La temporada se acaba. O empieza, según se mire con parecido desánimo. Aunque he leído varias notas online calcadas unas de otras, con origen perdido en el ciberespacio, que aseguran que la temporalidad turística malagueña se ha acabado con lo que que la media jornada de empleo precario con el que se nos ha bendecido durante el recién cumplido trimestrito estival se mantendrá sin mácula hasta el veranillo de San Martín, por lo menos. Pobres pero trabajando, que ilusión. Y, a dos pasos, ya puestos a elucubrar, de agarrar la zambomba navideña para echarle otros quince días al lomo, para servirles.
Algo tendrá que ver con esta bonanza limosnera la primavera del empleo de la que presumió ayer Fátima Bánez, supongo. Eso que ha llamado la ministra “salida de la crisis a la española”, y olé. Sólida, sana y social, ha dicho. Me estoy viniendo arriba. Sólida porque la creación de empleo está fuerte y consolidada, y social, porque habrá repercutido, sobre todo, en las clases más desfavorecidas -disculpen un segundo, que me logre quitar las manos de la cabeza y prosigo-, pero ¿sana?, ¿sana, por qué? No es retórica, se lo cuento: sana es porque le faltaba una ese para que fueran tres, no le den más vueltas, que yo ya he perdido un buen rato pretendiendo analizarlo.
Probablemente, con los datos oficiales de la caída de enero en picado, se negará la mayor de la ministra, devolviendo agosto a agosto y septiembre, a su canción del Dúo Dinámico, pero ya nadie podrá quitarnos esta pequeña alegría perecedera que nos han dado hoy, cuando hemos borrado de nuestras listas de reproducción, reconfortados, que ya no sabemos hasta cuándo este amor recordará.
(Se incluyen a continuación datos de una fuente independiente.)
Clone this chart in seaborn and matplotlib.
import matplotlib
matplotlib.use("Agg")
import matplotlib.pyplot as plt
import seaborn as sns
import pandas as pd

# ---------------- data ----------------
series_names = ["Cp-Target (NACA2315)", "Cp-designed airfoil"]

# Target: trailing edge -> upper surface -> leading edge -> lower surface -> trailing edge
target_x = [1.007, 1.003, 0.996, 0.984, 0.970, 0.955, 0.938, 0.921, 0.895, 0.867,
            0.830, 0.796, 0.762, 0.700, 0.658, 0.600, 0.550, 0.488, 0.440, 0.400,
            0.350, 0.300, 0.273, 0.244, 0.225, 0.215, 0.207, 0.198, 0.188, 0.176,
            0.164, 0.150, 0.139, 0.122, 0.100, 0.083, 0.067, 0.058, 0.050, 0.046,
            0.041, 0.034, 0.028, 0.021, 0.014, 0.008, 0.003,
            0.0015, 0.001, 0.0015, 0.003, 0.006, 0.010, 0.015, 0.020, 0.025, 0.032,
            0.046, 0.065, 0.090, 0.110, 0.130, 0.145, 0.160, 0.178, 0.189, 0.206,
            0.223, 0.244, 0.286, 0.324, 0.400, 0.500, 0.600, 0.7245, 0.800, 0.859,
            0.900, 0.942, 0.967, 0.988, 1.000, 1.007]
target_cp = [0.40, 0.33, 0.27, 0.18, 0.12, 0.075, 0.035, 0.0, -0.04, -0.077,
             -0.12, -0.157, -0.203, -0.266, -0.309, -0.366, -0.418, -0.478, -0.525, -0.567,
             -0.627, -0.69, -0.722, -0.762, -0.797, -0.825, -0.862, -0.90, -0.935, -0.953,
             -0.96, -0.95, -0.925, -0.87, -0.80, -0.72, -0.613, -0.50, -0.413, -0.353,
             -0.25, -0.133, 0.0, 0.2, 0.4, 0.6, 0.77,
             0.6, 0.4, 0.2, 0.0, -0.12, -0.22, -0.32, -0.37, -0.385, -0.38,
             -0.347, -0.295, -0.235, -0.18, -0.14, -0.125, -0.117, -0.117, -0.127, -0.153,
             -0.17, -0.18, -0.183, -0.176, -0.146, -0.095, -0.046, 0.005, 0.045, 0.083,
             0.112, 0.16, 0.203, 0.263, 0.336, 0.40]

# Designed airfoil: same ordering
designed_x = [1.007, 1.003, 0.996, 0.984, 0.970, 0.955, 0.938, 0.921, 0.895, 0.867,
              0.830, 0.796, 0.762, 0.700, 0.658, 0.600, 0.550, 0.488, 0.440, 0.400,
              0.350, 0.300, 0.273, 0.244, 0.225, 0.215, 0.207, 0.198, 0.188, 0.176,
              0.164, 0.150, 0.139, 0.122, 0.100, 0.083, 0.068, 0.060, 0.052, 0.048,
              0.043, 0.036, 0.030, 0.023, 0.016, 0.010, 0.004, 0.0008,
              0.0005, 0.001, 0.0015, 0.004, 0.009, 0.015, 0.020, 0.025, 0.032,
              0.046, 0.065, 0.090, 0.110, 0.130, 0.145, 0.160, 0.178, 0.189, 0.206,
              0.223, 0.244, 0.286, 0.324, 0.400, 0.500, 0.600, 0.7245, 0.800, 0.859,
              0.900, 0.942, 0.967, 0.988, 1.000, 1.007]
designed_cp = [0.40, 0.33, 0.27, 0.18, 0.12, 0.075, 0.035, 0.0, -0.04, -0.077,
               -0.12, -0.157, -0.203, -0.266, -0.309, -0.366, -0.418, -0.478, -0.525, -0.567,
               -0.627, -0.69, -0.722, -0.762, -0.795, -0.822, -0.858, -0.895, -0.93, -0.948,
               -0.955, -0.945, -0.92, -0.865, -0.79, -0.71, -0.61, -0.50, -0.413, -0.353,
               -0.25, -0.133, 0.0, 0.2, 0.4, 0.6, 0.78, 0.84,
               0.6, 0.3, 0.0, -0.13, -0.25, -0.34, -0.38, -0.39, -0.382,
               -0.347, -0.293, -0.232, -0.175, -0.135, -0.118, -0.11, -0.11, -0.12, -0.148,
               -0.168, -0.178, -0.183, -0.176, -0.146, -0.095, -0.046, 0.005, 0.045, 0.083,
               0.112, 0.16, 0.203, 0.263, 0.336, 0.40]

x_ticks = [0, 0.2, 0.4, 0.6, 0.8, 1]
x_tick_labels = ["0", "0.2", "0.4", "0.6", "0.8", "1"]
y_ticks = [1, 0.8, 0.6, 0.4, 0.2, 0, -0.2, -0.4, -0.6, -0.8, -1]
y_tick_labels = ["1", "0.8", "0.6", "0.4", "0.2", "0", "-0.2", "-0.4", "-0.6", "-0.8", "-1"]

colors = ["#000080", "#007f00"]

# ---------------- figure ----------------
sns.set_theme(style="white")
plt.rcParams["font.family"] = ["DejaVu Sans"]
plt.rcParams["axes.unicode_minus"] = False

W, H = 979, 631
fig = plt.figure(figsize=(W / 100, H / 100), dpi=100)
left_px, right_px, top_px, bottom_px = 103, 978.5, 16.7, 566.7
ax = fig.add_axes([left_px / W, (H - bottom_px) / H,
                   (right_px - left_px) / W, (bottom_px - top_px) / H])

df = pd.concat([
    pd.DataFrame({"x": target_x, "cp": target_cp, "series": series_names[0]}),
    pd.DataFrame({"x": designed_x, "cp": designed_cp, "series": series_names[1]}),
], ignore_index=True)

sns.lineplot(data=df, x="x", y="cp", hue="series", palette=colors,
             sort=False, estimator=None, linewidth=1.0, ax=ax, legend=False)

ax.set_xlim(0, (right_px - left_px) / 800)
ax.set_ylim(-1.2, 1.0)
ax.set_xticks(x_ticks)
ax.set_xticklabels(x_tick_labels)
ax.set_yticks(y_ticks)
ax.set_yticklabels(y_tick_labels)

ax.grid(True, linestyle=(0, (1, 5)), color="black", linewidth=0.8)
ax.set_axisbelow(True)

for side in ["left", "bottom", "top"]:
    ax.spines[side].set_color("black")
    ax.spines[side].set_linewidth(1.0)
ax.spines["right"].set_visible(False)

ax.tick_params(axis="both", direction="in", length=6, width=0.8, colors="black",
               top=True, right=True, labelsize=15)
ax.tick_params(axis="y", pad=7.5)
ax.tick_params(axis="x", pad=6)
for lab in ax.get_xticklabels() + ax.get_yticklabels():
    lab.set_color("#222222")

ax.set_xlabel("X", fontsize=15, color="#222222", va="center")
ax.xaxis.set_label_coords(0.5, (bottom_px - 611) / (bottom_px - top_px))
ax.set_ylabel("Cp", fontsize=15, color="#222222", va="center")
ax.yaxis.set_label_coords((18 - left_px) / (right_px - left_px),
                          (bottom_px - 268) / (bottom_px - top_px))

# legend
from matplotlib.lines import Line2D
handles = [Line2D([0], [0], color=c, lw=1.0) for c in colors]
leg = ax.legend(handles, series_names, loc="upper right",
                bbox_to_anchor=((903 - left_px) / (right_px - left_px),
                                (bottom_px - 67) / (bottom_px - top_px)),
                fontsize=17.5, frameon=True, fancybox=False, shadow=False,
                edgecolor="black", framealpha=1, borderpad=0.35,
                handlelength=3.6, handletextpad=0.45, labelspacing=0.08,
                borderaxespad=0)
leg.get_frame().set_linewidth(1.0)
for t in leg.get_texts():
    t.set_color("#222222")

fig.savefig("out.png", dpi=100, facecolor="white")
No obstante, aunque asumí antes que algo tendría que ver la metodología de la ministra a nivel nacional con que se vislumbre la posibilidad de acabar con la temporalidad turística malagueña, afirmo ahora que muy poco. Nuestro caso es excepcional pues, que el otoño pueda transformarse en primavera, tal y como auguran algunos noticias de agencia sin firma ni remordimientos, con más ganas de interpretar con cariño indicios que, con tristeza pruebas,
habría que achacárselo a la fijación de Francisco de la Torre porque así fuera. Nuestro alcalde, con la boca chica, ha apostado al rojo par y pasa de la nuevas tecnologías y con la ficha grande, por el negro de internet, todo a un número monstruoso de gigantismo al que ponerle un museo. Así que, si málaga empezara a superar estos picos de ocupación de los tres meses de surf desolado, habría que hecerle palmas al cantante.
Puede que el turismo nos traiga progreso. Puede que el turismo cultural nos traiga progreso cultural. Confieso que suelo mostrarme agnóstico cuando comparo los sacrosantos datos del continuo récord de turistas con los de nuestras discontinuas pequeñas cuentas oficiales en los bolsillos. Confieso que cuando compruebo que nuestros museos han recibido un tercio menos de los visitantes previstos o que sólo el 40 por ciento de los que han ido, han pagado su entrada, me deprimo escuchando canciones sobre el final del verano. Sin embargo, hoy me he venido arriba. No tanto por el artículo de Sandrine Morel en Le Monde, en el que se sorprende de que una ciudad media y provinciana como la nuestra albergue tantos museos, además de “fiesta, sangría, sol y playa”, como sí por el otro reciente, publicado por ‘The Telegraph’ que eleva a Málaga a paraíso mundial para observar pájaros. Sí, se ven unos cuantos. En Smassa hasta sobra uno, de los que protege el alcalde por razones humanitarias. Nos señala en primer lugar como destino para la observación de aves, en serio. Esto nos hará libres, no la cultura. Esto gustará hasta a los quejicas como yo. No cuesta un duro, no es pobretón de sangría en la playa y arena en las chanclas. Esto es cool y no hay ni que mirarlo, ni invertir, ni sacar entradas que nos demuestre lo poco que nos/les interesan los cuadros. Los pájaros de noviembre son fenomenales y los de febrero, maravillosos. Pasemos y veamos.